Wallace is a repressed character, one who rarely acts on the dark observations some part of him is constantly making (on one of the few occasions he does, disaster ensues). “When I left it behind me,” he confesses late in the novel, “when I got up the money to go to school and get away, I sealed it all behind me, because when you go to another place you don’t have to carry the past with you” (p. 201). But, of course, you do; and, likewise, every present will beset you with further obstacles, different kinds of violence. To learn to deal with one kind is to learn to accept there will be others. Instead, Wallace is for much of the novel caught between knowing he is a victim, understanding the impacts of injustice, but incapable of doing anything about it. Like Burnt Sugar, Real Life deliberately keeps the reader at arm’s-length; unlike that otherwise excellent novel, Taylor’s turns this into a positive, into part of the effect – the message – of the novel. Taylor has written an acutely elegant, if also deeply discomfiting, depiction of the Catch-22 in which so many are trapped:
He could say any of the thing he has wanted to say since he came here, about how they treat him, about how they look at him, about what it feels like when the only people who look like him are the janitors, and they regard him with suspicion. He could say one million things, but he knows that none would matter. (p. 255)

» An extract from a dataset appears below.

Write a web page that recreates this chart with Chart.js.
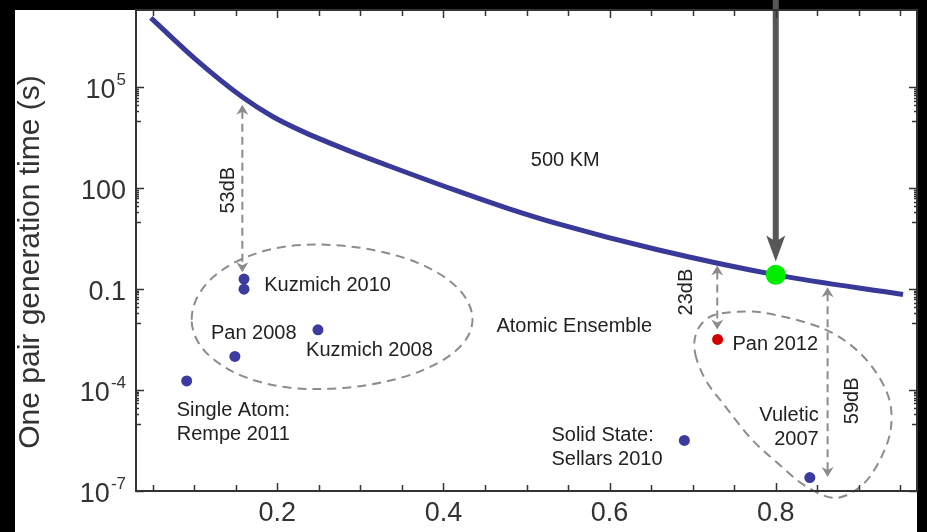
<!DOCTYPE html>
<html><head><meta charset="utf-8">
<script src="https://cdn.jsdelivr.net/npm/chart.js@4.4.1/dist/chart.umd.min.js"></script>
<style>html,body{margin:0;padding:0;background:#000;overflow:hidden}canvas{display:block}</style>
</head><body><canvas id="c" width="927" height="532"></canvas>
<script>
// ---- data ----
const curveX = [0.0479, 0.1018, 0.158, 0.1938, 0.2297, 0.2859, 0.3338, 0.4175, 0.4773, 0.5371, 0.6566, 0.8001, 0.9532];
const curveY = [1.17e7, 6.82e5, 5.16e4, 1.39e4, 5.01e3, 1.32e3, 468, 82, 25.4, 8.9, 1.51, 0.267, 0.070];

const expNames = ['Kuzmich 2010', 'Kuzmich 2010', 'Pan 2008', 'Kuzmich 2008', 'Rempe 2011', 'Sellars 2010', 'Vuletic 2007'];
const expX = [0.16, 0.16, 0.149, 0.249, 0.091, 0.69, 0.841];
const expY = [0.2, 0.1, 1e-3, 6.2e-3, 1.87e-4, 3.2e-6, 2.5e-7];

const pan2012X = [0.73];
const pan2012Y = [3.2e-3];

const targetX = [0.80];
const targetY = [0.267];

const xTickValues = [0.2, 0.4, 0.6, 0.8];
const xTickLabels = ['0.2', '0.4', '0.6', '0.8'];
const yTickValues = [1e-7, 1e-4, 0.1, 100, 1e5];
const yTickBase = ['10', '10', '0.1', '100', '10'];
const yTickExp = ['-7', '-4', '', '', '5'];
const yTitle = 'One pair generation time (s)';

// annotations (data coordinates)
const noteText = ['500 KM', 'Atomic Ensemble', 'Kuzmich 2010', 'Pan 2008', 'Kuzmich 2008', 'Single Atom:\nRempe 2011', 'Solid State:\nSellars 2010', 'Vuletic\n2007', 'Pan 2012'];
const noteX = [0.5466, 0.5574, 0.1843, 0.1717, 0.311, 0.079, 0.53, 0.8516, 0.7479];
const noteY = [676, 7.7e-3, 0.132, 4.8e-3, 1.55e-3, 2.4e-5, 4.45e-6, 1.8e-5, 2.34e-3];
const noteAlign = ['center', 'center', 'left', 'center', 'center', 'left', 'left', 'right', 'left'];

const gapText = ['53dB', '23dB', '59dB'];
const gapX = [0.158, 0.7296, 0.8624];
const gapTop = [3.06e4, 0.51, 0.115];
const gapBottom = [0.32, 6.3e-3, 2.6e-7];
const gapLabelX = [0.1412, 0.6925, 0.8922];
const gapLabelY = [88, 0.082, 4.8e-5];

const arrowX = 0.80, arrowTipY = 0.67;

// left group outline (egg): centre, left/right x, top/bottom y
const eggCX = 0.244, eggCY = 0.0123, eggXL = 0.097, eggXR = 0.435, eggYT = 2.13, eggYB = 1.07e-4;
// right group outline (teardrop) anchor points
const tearX = [0.7045, 0.7021, 0.7081, 0.7236, 0.7523, 0.7933, 0.8600, 0.9054, 0.9341, 0.9389, 0.9281, 0.9054, 0.8719, 0.8360, 0.8025, 0.7702, 0.7368, 0.7164];
const tearY = [8.77e-4, 2.78e-3, 7.67e-3, 0.0162, 0.0212, 0.01854, 6.26e-3, 1.0e-3, 8.18e-5, 8.75e-6, 1.15e-6, 1.61e-7, 6.22e-8, 1.40e-7, 6.67e-7, 3.63e-6, 3.89e-5, 1.85e-4];

const FONT = "'Liberation Sans', Arial, Helvetica, sans-serif";
const DASH_COL = '#8c8c8c';

function head(ctx, x, y, dir, w, len, notch) {
  ctx.beginPath();
  ctx.moveTo(x, y);
  ctx.lineTo(x - w / 2, y - dir * len);
  ctx.lineTo(x, y - dir * (len - notch));
  ctx.lineTo(x + w / 2, y - dir * len);
  ctx.closePath();
  ctx.fill();
}

function closedSpline(ctx, pts) {
  const n = pts.length;
  ctx.beginPath();
  ctx.moveTo(pts[0][0], pts[0][1]);
  for (let i = 0; i < n; i++) {
    const p0 = pts[(i - 1 + n) % n], p1 = pts[i], p2 = pts[(i + 1) % n], p3 = pts[(i + 2) % n];
    ctx.bezierCurveTo(p1[0] + (p2[0] - p0[0]) / 6, p1[1] + (p2[1] - p0[1]) / 6,
                      p2[0] - (p3[0] - p1[0]) / 6, p2[1] - (p3[1] - p1[1]) / 6,
                      p2[0], p2[1]);
  }
  ctx.closePath();
}

const deco = {
  id: 'deco',
  beforeDraw(chart) {
    const { ctx, width, height, chartArea: a } = chart;
    ctx.save();
    ctx.fillStyle = '#000';
    ctx.fillRect(0, 0, width, height);
    ctx.fillStyle = '#fff';
    ctx.fillRect(15, a.top, a.right - 15, height - a.top);
    ctx.restore();
  },
  beforeDatasetsDraw(chart) {
    const { ctx } = chart;
    const X = chart.scales.x, Y = chart.scales.y;
    ctx.save();
    ctx.strokeStyle = DASH_COL;
    ctx.fillStyle = DASH_COL;
    ctx.lineWidth = 2;
    ctx.setLineDash([9, 6]);
    // egg
    const cx = X.getPixelForValue(eggCX), cy = Y.getPixelForValue(eggCY);
    const rl = cx - X.getPixelForValue(eggXL), rr = X.getPixelForValue(eggXR) - cx;
    const rt = cy - Y.getPixelForValue(eggYT), rb = Y.getPixelForValue(eggYB) - cy;
    ctx.beginPath();
    ctx.ellipse(cx, cy, rl, rt, 0, Math.PI, 1.5 * Math.PI);
    ctx.ellipse(cx, cy, rr, rt, 0, 1.5 * Math.PI, 2 * Math.PI);
    ctx.ellipse(cx, cy, rr, rb, 0, 0, 0.5 * Math.PI);
    ctx.ellipse(cx, cy, rl, rb, 0, 0.5 * Math.PI, Math.PI);
    ctx.stroke();
    // teardrop
    const pts = tearX.map((v, i) => [X.getPixelForValue(v), Y.getPixelForValue(tearY[i])]);
    closedSpline(ctx, pts);
    ctx.stroke();
    // dB gap arrows
    ctx.setLineDash([8, 5]);
    gapX.forEach((gx, i) => {
      const px = X.getPixelForValue(gx);
      const t = Y.getPixelForValue(gapTop[i]), b = Y.getPixelForValue(gapBottom[i]);
      ctx.beginPath();
      ctx.moveTo(px, t + 6);
      ctx.lineTo(px, b - 6);
      ctx.stroke();
      head(ctx, px, t, -1, 12, 10, 3);
      head(ctx, px, b, 1, 12, 10, 3);
    });
    ctx.restore();
  },
  afterDatasetsDraw(chart) {
    const { ctx, chartArea: a } = chart;
    const X = chart.scales.x, Y = chart.scales.y;
    ctx.save();
    // big gray arrow
    const ax = X.getPixelForValue(arrowX), at = Y.getPixelForValue(arrowTipY);
    ctx.fillStyle = '#575757';
    ctx.fillRect(ax - 3, 0, 6, at - 18);
    head(ctx, ax, at, 1, 19, 26, 6);
    // frame
    ctx.strokeStyle = '#333';
    ctx.lineWidth = 2;
    ctx.strokeRect(a.left, a.top, a.right - a.left, a.bottom - a.top);
    // x ticks (inward, bottom and top)
    ctx.lineWidth = 1.5;
    ctx.beginPath();
    for (let k = 1; k <= 19; k++) {
      const v = k * 0.05;
      const px = Math.round(X.getPixelForValue(v)) + 0.5;
      const len = (k % 4 === 0) ? 8 : 6;
      ctx.moveTo(px, a.bottom); ctx.lineTo(px, a.bottom - len);
      ctx.moveTo(px, a.top); ctx.lineTo(px, a.top + len);
    }
    ctx.stroke();
    // y ticks (inward, left and right) with minor ticks in the decade below each label
    ctx.beginPath();
    yTickValues.forEach(v => {
      const py = Math.round(Y.getPixelForValue(v)) + 0.5;
      ctx.moveTo(a.left, py); ctx.lineTo(a.left + 8, py);
      ctx.moveTo(a.right, py); ctx.lineTo(a.right - 8, py);
      for (let k = 1; k <= 9; k++) {
        const mv = v / 10 * k;
        if (mv < Y.min) continue;
        const my = Math.round(Y.getPixelForValue(mv)) + 0.5;
        const len = k === 1 ? 5 : 3;
        ctx.moveTo(a.left, my); ctx.lineTo(a.left + len, my);
        ctx.moveTo(a.right, my); ctx.lineTo(a.right - len, my);
      }
    });
    ctx.stroke();
    // y tick labels with superscripts
    ctx.fillStyle = '#333';
    ctx.textBaseline = 'alphabetic';
    ctx.textAlign = 'left';
    yTickValues.forEach((v, i) => {
      const py = Y.getPixelForValue(v);
      ctx.font = `27px ${FONT}`;
      const bw = ctx.measureText(yTickBase[i]).width;
      ctx.font = `17px ${FONT}`;
      const ew = yTickExp[i] ? ctx.measureText(yTickExp[i]).width + 1 : 0;
      const right = a.left - 10;
      const x0 = right - bw - ew;
      ctx.font = `27px ${FONT}`;
      ctx.fillText(yTickBase[i], x0, py + 11);
      if (yTickExp[i]) {
        ctx.font = `17px ${FONT}`;
        ctx.fillText(yTickExp[i], x0 + bw + 1, py - 2);
      }
    });
    // y title
    ctx.save();
    ctx.translate(31, 262);
    ctx.rotate(-Math.PI / 2);
    ctx.font = `30px ${FONT}`;
    ctx.textAlign = 'center';
    ctx.textBaseline = 'middle';
    ctx.fillStyle = '#333';
    ctx.fillText(yTitle, 0, 0);
    ctx.restore();
    // annotation text
    ctx.fillStyle = '#222';
    ctx.font = `20px ${FONT}`;
    ctx.textBaseline = 'middle';
    noteText.forEach((t, i) => {
      const px = X.getPixelForValue(noteX[i]), py = Y.getPixelForValue(noteY[i]);
      ctx.textAlign = noteAlign[i];
      t.split('\n').forEach((line, j) => ctx.fillText(line, px, py + j * 24));
    });
    gapText.forEach((t, i) => {
      const px = X.getPixelForValue(gapLabelX[i]), py = Y.getPixelForValue(gapLabelY[i]);
      ctx.save();
      ctx.translate(px, py);
      ctx.rotate(-Math.PI / 2);
      ctx.textAlign = 'center';
      ctx.fillText(t, 0, 0);
      ctx.restore();
    });
    ctx.restore();
  }
};

const toPts = (xs, ys) => xs.map((v, i) => ({ x: v, y: ys[i] }));

new Chart(document.getElementById('c'), {
  type: 'scatter',
  data: {
    datasets: [
      { label: '500 KM', data: toPts(curveX, curveY), showLine: true, borderColor: '#39399a', borderWidth: 5,
        pointRadius: 0, cubicInterpolationMode: 'monotone', fill: false, order: 3 },
      { label: 'Experiments', data: toPts(expX, expY), backgroundColor: '#3b3ba0', borderWidth: 0, pointRadius: 5.5, order: 2 },
      { label: 'Pan 2012', data: toPts(pan2012X, pan2012Y), backgroundColor: '#d40000', borderWidth: 0, pointRadius: 5.5, order: 1 },
      { label: 'Target', data: toPts(targetX, targetY), backgroundColor: '#00ee00', borderWidth: 0, pointRadius: 10, order: 0 }
    ]
  },
  options: {
    responsive: false,
    animation: false,
    devicePixelRatio: 1,
    layout: { padding: { left: 0, right: 5, top: 5, bottom: 0 } },
    plugins: { legend: { display: false }, tooltip: { enabled: false } },
    scales: {
      x: {
        type: 'linear', min: 0.03, max: 0.97,
        grid: { display: false, drawTicks: false }, border: { display: false },
        afterBuildTicks: s => { s.ticks = xTickValues.map(v => ({ value: v })); },
        afterFit: s => { s.height = 41; },
        ticks: { padding: 6, color: '#333', font: { size: 27, family: FONT },
                 callback: v => xTickLabels[xTickValues.indexOf(v)] ?? '' }
      },
      y: {
        type: 'logarithmic', min: 1e-7, max: 2e7,
        grid: { display: false, drawTicks: false }, border: { display: false },
        afterBuildTicks: s => { s.ticks = yTickValues.map(v => ({ value: v })); },
        afterFit: s => { s.width = 136; },
        ticks: { display: false }
      }
    }
  },
  plugins: [deco]
});
</script>
</body></html>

Real Life is beautifully written in its furious restraint. In how it expresses itself, the novel captures something true about the ways in which many people are forced to express themselves. Every part of Taylor’s novelistic project, then – its prose, its structure, its characterisation, its setting – complement and conspire with the others. Some readers have accused its remarkably crisp prose of betraying its roots in an MFA programme, of reading superficially or obnoxiously; all this misses the novel’s point, and the manner in which it refines the vulgarities of the society to which Wallace so desperately seeks admission. It is the debut novel of a writer already praised for his short fiction, but it is preternaturally mature and alive to what the novel can do. I can’t think of a foot it puts wrong, once on admits its project – from complicating the cliché of the strong, silent Black man to rejecting the common frameworks of the “queer” novel, even the tropes it brushes past are eschewed and transformed in the course of its pages. If ultimately the 2020 Booker shortlist is rather less diverse in its subject matter as it is in the backgrounds of its authors, or if many of these books unbalance themselves in one or another, Real Life is as deserving a Booker winner as any novel that has ever won the prize. And, yes, it is better than the Mantel.